Work to do => Print, word for word, every line from the beginning of the listing up to and including the line with "x: 95, y: -76". Pictures are to be excluded.

Collected material =>
——

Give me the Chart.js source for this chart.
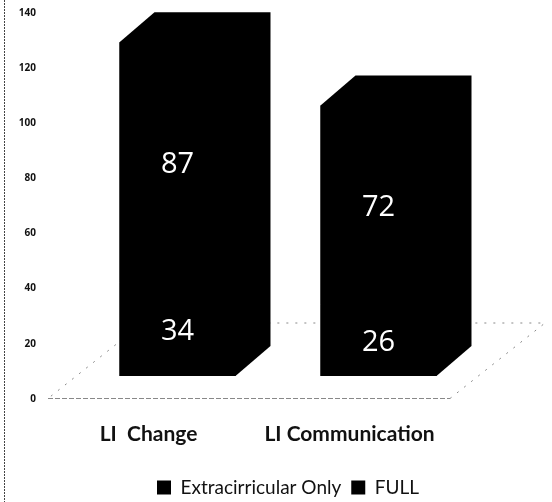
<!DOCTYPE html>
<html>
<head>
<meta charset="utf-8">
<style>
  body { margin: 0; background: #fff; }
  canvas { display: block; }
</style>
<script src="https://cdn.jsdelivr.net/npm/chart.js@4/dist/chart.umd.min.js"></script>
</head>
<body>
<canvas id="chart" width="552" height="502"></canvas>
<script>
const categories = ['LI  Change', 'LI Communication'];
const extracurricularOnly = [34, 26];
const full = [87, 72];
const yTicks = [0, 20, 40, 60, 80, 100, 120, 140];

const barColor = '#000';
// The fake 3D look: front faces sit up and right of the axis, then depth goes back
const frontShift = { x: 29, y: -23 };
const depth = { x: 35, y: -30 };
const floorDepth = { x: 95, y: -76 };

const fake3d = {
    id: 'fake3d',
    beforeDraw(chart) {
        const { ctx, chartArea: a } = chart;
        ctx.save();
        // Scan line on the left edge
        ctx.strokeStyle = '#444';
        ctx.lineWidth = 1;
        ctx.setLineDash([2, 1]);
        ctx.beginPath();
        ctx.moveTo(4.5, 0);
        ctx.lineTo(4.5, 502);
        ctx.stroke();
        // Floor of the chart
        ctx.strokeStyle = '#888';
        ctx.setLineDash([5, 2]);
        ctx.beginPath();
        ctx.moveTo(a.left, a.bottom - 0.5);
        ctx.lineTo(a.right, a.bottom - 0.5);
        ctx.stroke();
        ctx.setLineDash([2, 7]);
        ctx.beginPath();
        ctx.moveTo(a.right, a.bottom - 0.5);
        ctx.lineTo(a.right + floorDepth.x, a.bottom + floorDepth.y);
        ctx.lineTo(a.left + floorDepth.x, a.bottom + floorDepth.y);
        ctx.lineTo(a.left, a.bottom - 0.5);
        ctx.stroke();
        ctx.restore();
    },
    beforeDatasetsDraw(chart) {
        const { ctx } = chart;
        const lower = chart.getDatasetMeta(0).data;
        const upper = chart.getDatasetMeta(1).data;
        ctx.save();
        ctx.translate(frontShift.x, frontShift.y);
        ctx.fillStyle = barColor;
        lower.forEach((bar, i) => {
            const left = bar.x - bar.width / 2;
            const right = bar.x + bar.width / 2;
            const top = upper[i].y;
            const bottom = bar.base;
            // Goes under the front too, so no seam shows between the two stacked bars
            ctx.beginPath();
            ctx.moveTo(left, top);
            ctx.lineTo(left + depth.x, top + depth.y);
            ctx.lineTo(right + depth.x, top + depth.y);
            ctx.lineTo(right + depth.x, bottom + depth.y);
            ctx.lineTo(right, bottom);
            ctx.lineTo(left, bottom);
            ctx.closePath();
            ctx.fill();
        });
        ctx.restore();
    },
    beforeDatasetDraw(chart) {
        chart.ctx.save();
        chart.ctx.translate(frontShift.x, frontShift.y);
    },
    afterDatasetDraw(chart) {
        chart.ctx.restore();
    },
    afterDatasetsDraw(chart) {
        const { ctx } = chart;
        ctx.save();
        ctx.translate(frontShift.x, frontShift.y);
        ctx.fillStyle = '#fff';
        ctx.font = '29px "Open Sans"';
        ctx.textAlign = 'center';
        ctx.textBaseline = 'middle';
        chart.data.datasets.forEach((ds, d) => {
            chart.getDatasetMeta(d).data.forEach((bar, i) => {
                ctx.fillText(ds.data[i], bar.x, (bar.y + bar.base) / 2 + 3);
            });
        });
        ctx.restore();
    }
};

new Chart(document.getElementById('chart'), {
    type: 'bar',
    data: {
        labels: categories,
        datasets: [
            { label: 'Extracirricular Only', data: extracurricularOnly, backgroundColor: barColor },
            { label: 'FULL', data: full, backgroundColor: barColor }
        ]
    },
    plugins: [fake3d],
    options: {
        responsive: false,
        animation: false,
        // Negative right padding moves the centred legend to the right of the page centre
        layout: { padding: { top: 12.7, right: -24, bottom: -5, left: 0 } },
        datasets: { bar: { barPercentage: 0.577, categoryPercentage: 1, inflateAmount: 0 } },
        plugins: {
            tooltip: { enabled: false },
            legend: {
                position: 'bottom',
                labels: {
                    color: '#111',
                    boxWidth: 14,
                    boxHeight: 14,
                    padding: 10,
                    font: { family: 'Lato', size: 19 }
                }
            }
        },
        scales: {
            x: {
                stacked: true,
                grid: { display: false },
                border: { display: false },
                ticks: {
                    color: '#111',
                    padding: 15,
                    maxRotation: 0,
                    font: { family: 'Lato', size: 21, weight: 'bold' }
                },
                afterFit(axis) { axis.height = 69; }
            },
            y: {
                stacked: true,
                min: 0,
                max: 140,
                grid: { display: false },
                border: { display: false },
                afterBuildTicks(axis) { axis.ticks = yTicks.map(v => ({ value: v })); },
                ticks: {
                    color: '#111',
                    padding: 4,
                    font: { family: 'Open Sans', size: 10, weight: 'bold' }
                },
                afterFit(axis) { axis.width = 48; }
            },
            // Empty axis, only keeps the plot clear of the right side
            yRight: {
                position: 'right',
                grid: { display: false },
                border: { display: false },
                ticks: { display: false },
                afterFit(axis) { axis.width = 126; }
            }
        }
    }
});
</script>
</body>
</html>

——

Correct response =>
Give me the Chart.js source for this chart.
<!DOCTYPE html>
<html>
<head>
<meta charset="utf-8">
<style>
  body { margin: 0; background: #fff; }
  canvas { display: block; }
</style>
<script src="https://cdn.jsdelivr.net/npm/chart.js@4/dist/chart.umd.min.js"></script>
</head>
<body>
<canvas id="chart" width="552" height="502"></canvas>
<script>
const categories = ['LI  Change', 'LI Communication'];
const extracurricularOnly = [34, 26];
const full = [87, 72];
const yTicks = [0, 20, 40, 60, 80, 100, 120, 140];

const barColor = '#000';
// The fake 3D look: front faces sit up and right of the axis, then depth goes back
const frontShift = { x: 29, y: -23 };
const depth = { x: 35, y: -30 };
const floorDepth = { x: 95, y: -76 };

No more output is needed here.